Devant l'Assemblée nationale samedi, le Premier ministre, Édouard Philippe, a engagé la responsabilité de son gouvernement pour faire adopter sans vote la réforme des retraites, à travers le recours à l'article 49-3 de la Constitution. Deux camps d'opposition ont déposé chacun une motion de censure. Elles ont peu de chance d'être votées.
Au treizième jour de débats à l'Assemblée nationale, samedi 29 février, le Premier ministre français, Édouard Philippe, est monté à la tribune pour annoncer le recours par son gouvernement de l'article 49-3 de la Constitution pour faire adopter sans vote le projet de réforme des retraites.
"Après plus de 115 heures de débat en séance publique, de jour comme de nuit, week-ends inclus, l'Assemblée nationale en est arrivée à l'examen de l'article 8 d'un projet de loi ordinaire qui en comporte 65", a souligné le chef du gouvernement, qui a obtenu le feu vert pour un 49-3 en Conseil des ministres à la mi-journée.
"Bien souvent, le recours à l'article 49 alinéa 3 de la Constitution a été utilisé par des gouvernements obligés de faire face à l'hostilité de leur majorité sur un texte de loi ou sur une ligne politique", mais "ce n'est pas le cas aujourd'hui", a-t-il expliqué. "Cette majorité, dont la diversité est une chance, s'est engagée lors des élections législatives de 2017 à créer un système universel de retraites, une des réformes les plus ambitieuses et les plus courageuses de ces dernières années."

Lors de cette annonce surprise et sous les applaudissements de sa majorité, il a indiqué vouloir "mettre fin à cet épisode de non-débat" avec les oppositions et "permettre à la suite du processus législatif de s'engager".
Motions de censure
Avec ce dispositif permis par la Constitution, le Premier ministre clôt les débats. Le projet de loi sera considéré comme adopté, sauf si une motion de censure, déposée dans les 24 heures, était votée par les députés.
Les députés du parti de droite Les Républicains en ont déposé une dans la soirée de samedi.
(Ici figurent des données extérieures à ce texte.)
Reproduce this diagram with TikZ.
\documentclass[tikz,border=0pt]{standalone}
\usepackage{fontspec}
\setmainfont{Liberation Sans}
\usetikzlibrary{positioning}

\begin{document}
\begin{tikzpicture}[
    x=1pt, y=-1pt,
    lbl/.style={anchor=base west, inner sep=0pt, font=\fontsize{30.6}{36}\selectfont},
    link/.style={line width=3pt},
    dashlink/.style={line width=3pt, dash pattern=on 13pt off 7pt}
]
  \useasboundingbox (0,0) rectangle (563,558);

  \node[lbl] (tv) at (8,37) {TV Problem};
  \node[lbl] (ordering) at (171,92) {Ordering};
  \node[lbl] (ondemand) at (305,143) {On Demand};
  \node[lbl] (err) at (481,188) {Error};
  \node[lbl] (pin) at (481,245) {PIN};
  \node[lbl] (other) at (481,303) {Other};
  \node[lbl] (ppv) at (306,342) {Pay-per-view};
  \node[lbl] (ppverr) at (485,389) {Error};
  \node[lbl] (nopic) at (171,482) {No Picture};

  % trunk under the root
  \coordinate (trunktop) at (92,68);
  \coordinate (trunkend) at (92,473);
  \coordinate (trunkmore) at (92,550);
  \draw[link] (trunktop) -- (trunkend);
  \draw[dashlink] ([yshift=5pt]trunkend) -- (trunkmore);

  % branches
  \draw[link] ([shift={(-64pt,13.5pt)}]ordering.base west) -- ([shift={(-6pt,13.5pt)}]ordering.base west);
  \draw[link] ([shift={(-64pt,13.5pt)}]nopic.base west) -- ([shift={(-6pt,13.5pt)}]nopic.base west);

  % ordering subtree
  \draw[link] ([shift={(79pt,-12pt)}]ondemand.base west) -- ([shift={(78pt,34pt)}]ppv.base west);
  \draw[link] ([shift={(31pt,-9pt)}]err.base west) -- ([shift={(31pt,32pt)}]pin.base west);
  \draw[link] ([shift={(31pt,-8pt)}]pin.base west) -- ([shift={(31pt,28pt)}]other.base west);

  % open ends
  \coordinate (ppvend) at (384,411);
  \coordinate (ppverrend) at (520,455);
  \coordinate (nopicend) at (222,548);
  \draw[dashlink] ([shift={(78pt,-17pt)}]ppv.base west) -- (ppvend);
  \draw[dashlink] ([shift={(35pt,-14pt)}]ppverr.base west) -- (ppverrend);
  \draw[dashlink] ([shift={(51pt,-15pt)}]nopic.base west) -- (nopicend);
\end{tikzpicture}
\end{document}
Les trois groupes de gauche à l'Assemblée (PS, La France Insoumise, PCF) ainsi que Jennifer de Temmerman (ex-LREM), soit 63 députés, en ont déposé une à leur tour.
Ces motions de censure, qui devraient faire l'objet d'un débat mardi prochain, n'ont toutefois aucune chance de déboucher sur un renversement du gouvernement, compte tenu de l'équilibre des forces au sein de la chambre basse, largement dominée par La République en marche.
Édouard Philippe a précisé que le texte sur lequel le gouvernement engageait sa responsabilité n'était pas le projet de loi initial, mais un texte enrichi d'amendements, en lien notamment avec les discussions parallèles avec les partenaires sociaux.
Permanence au Havre taguée et caillassée
Dans la soirée de samedi, quelques centaines de personnes se sont rassemblées dans le calme à Paris près de l'Assemblée nationale pour dire "non au 49-3". À Bordeaux, environ 200 personnes, selon la préfecture, ont pris part à un rassemblement spontané qui a déambulé dans des rues du centre-ville. À Lille, plusieurs dizaines de personnes se sont rassemblées en soirée devant la préfecture.
J’étais au rassemblement devant l’Assemblée nationale ce soir contre le recours au #49al3
Les mobilisations à venir annoncent une forte résistance face au gouvernement qui veut tordre le bras au peuple et au débat parlementaire.
Tous ensemble, on ira jusqu’au retrait ! pic.twitter.com/JeWHx7mXla
Au Havre, le local de campagne d'Édouard Philippe, tête de liste aux municipales, a été tagué et caillassé par des manifestants qui ont laissé éclater leur colère. "49-3 Philippe prend la fièvre", "Mettons-le en quarantaine", "Déni de démocratie", pouvait-on lire sur des inscriptions fraîchement peintes à la bombe.
Le secrétaire général de la CGT, Philippe Martinez, a dénoncé "l'attitude profondément scandaleuse" du gouvernement et annoncé une mobilisation des syndicats "dès la semaine prochaine".